Last month saw the announcement of a £2million advertising campaign to promote fresh produce consumption on ITV – hopefully at the expense of processed food and confectionery – but in the easy peeler category more specifically, there is a regrettable lack of investment in promotion, according to Pacific Produce’s managing director Rob Cullum – especially compared to some other fruits such as avocados and berries.
“I think the competition between producers is healthy because it increases quality and gives the consumer a better deal, but we should be focusing less on each other and more on our consumers to try to get them to eat more mandarins,” he says.

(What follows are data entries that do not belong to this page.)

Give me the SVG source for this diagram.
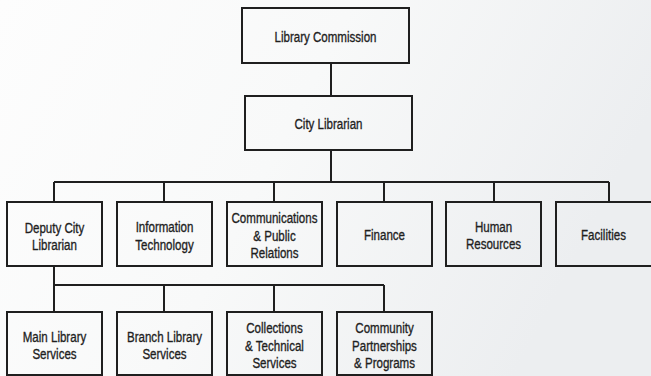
<svg xmlns="http://www.w3.org/2000/svg" width="651" height="376" viewBox="0 0 651 376">
<defs>
<linearGradient id="bg" x1="0" y1="0" x2="1" y2="0.3">
<stop offset="0" stop-color="#fdfdfd"/>
<stop offset="0.5" stop-color="#f8f9f9"/>
<stop offset="1" stop-color="#eceef0"/>
</linearGradient>
<style>
.box{fill:none;stroke:#1f1f1f;stroke-width:2}
.ln{fill:none;stroke:#1f1f1f;stroke-width:2}
text{font-family:"Liberation Sans",Arial,sans-serif;font-size:15px;fill:#1f1f1f;stroke:#1f1f1f;stroke-width:0.35;text-anchor:middle}
</style>
</defs>
<rect x="0" y="0" width="651" height="376" fill="url(#bg)"/>
<g id="connectors" class="ln">
<path d="M331 63V96M331 150V182M54 182H609M54 182V202M164 182V202M274 182V202M384 182V202M494 182V202M609 182V202"/>
<path d="M54 266V312M54 285H384M164 285V312M274 285V312M384 285V312"/>
</g>
<g id="library-commission"><rect class="box" x="242" y="8" width="167" height="55"/><text transform="matrix(0.77 0 0 1 325.5 41.5)">Library Commission</text></g>
<g id="city-librarian"><rect class="box" x="245" y="96" width="167" height="54"/><text transform="matrix(0.77 0 0 1 328.5 128.7)">City Librarian</text></g>
<g id="deputy-city-librarian"><rect class="box" x="7" y="202" width="95" height="64"/><text transform="matrix(0.77 0 0 1 54.5 232.7)">Deputy City</text><text transform="matrix(0.77 0 0 1 54.5 250)">Librarian</text></g>
<g id="information-technology"><rect class="box" x="117" y="202" width="95" height="64"/><text transform="matrix(0.77 0 0 1 164.5 232.3)">Information</text><text transform="matrix(0.77 0 0 1 164.5 250)">Technology</text></g>
<g id="communications"><rect class="box" x="227" y="202" width="95" height="64"/><text transform="matrix(0.77 0 0 1 274.5 223.3)">Communications</text><text transform="matrix(0.77 0 0 1 274.5 240.7)">&amp; Public</text><text transform="matrix(0.77 0 0 1 274.5 258.3)">Relations</text></g>
<g id="finance"><rect class="box" x="337" y="202" width="95" height="64"/><text transform="matrix(0.77 0 0 1 384.5 240.3)">Finance</text></g>
<g id="human-resources"><rect class="box" x="446" y="202" width="95" height="64"/><text transform="matrix(0.77 0 0 1 493.5 231.7)">Human</text><text transform="matrix(0.77 0 0 1 493.5 249.3)">Resources</text></g>
<g id="facilities"><rect class="box" x="556" y="202" width="107" height="64"/><text transform="matrix(0.77 0 0 1 603.5 240.3)">Facilities</text></g>
<g id="main-library-services"><rect class="box" x="7" y="312" width="95" height="63"/><text transform="matrix(0.77 0 0 1 54.5 342.3)">Main Library</text><text transform="matrix(0.77 0 0 1 54.5 359.3)">Services</text></g>
<g id="branch-library-services"><rect class="box" x="117" y="312" width="95" height="63"/><text transform="matrix(0.77 0 0 1 164.5 342.3)">Branch Library</text><text transform="matrix(0.77 0 0 1 164.5 359.3)">Services</text></g>
<g id="collections-technical-services"><rect class="box" x="227" y="312" width="95" height="63"/><text transform="matrix(0.77 0 0 1 274.5 333.3)">Collections</text><text transform="matrix(0.77 0 0 1 274.5 350.7)">&amp; Technical</text><text transform="matrix(0.77 0 0 1 274.5 368.3)">Services</text></g>
<g id="community-partnerships-programs"><rect class="box" x="337" y="312" width="95" height="63"/><text transform="matrix(0.77 0 0 1 384.5 333.3)">Community</text><text transform="matrix(0.77 0 0 1 384.5 350.7)">Partnerships</text><text transform="matrix(0.77 0 0 1 384.5 368.3)">&amp; Programs</text></g>
</svg>
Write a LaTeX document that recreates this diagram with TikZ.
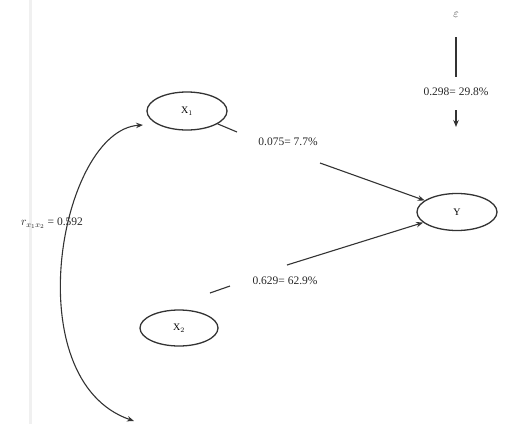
\documentclass[tikz,border=0pt]{standalone}
\usepackage{fontspec}
\setmainfont{Liberation Serif}
\usetikzlibrary{shapes.geometric,arrows.meta}
\begin{document}
\begin{tikzpicture}[x=1pt,y=-1pt,
  var/.style={draw=black!80,line width=1.3pt,ellipse,inner sep=0pt,font=\fontsize{10}{12}\selectfont},
  lbl/.style={font=\fontsize{11.5}{13}\selectfont,text=black!85,inner sep=1pt},
  conn/.style={draw=black!80,line width=1.1pt},
  arr/.style={conn,-{Stealth[length=7pt,width=5.5pt]}}]
\useasboundingbox (0,0) rectangle (507,424);
\draw[black!6,line width=3pt] (30,0) -- (30,424);
\node[var,minimum width=80pt,minimum height=38pt] (x1) at (187,111) {X$_1$};
\node[var,minimum width=78pt,minimum height=36pt] (x2) at (179,328) {X$_2$};
\node[var,minimum width=80pt,minimum height=37pt] (y) at (457,212) {Y};
\node[lbl] (eps) at (456,15) {$\varepsilon$};
\coordinate (e1) at (456,37);
\coordinate (e2) at (456,77);
\coordinate (e3) at (456,110);
\coordinate (e4) at (456,127);
\draw[conn] (e1) -- (e2);
\draw[arr] (e3) -- (e4);
\node[lbl] (le) at (456,92) {0.298= 29.8\%};
\coordinate (a1) at (237,132);
\coordinate (a2) at (320,163);
\draw[conn] (x1) -- (a1);
\draw[arr] (a2) -- (y);
\node[lbl] (l1) at (288,142) {0.075= 7.7\%};
\coordinate (b0) at (210,293);
\coordinate (b1) at (230,286);
\coordinate (b2) at (287,265);
\draw[conn] (b0) -- (b1);
\draw[arr] (b2) -- (y);
\node[lbl] (l2) at (285,281) {0.629= 62.9\%};
\coordinate (c1) at (143,125);
\coordinate (c2) at (134,421);
\draw[conn,{Stealth[length=7pt,width=5.5pt]}-{Stealth[length=7pt,width=5.5pt]}] (c1) .. controls (60,130) and (15,380) .. (c2);
\node[lbl] (lr) at (52,223) {$r_{x_1x_2}$ = 0.592};
\end{tikzpicture}
\end{document}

Cullum says that for growers of mandarins, which have emerged as the bestseller for UK citrus suppliers in recent years, there’s no good tool available for promotion – and there’s little incentive for the big European producers to put their money where their mouth is and invest in advertising aimed at boosting consumption.
“There are plenty of big players in Europe but nobody can put money into a promotional pot because it’s not just going to benefit them, it’s going to benefit the whole market,” he explains. “In the US, by contrast, there are two huge, strong brands, Cuties and Halos, which promote easy peelers. Each is putting $10m or $15m a year into advertising – they have TV adverts, they’re in the Happy Meal at McDonald’s, they have huge gondola-end promotions in retailers, and they pay to replace candy at the checkout.”
In Europe there’s Jaffa, which Cullum says is helping to drive easy peeler consumption, but he stresses that the brand is “not on the scale” of Cuties or Halos. “In Europe you’ve only got a few fresh produce brands, such as Pink Lady and Tenderstem, that have the margin, the capital and the brand through to the consumer to do it, but in mandarins there isn’t one.”
When it comes to varietal development in easy peelers, Cullum says progress has been slow. There have been a handful of reasonably promising new varieties coming through in the past few years, such as Valley Gold, Leanri and Golden Nugget, but up until now there’s been no “knockout variety” which outperforms those already available.
What many producers are chasing, he says, is an early clementine; possibly a late mandarin to differentiate from Nadorcott or Tango; and a pigmented mandarin (similar to a blood orange) that tastes good, is easy to peel and has no seeds, “that would catch people’s attention,” adds Cullum.
In lemons, Sisco Tello of Fesa UK reports that many Spanish growers have been expanding their varietal portfolio, adding things like pink lemons (also known as ‘tiger’ or ‘zebra’ lemons due to their distinctive stripy skin); Meyer lemons (a cross between a regular lemon and a mandarin); and some more niche citrus varieties, such as kumquats, finger limes and sweet limes.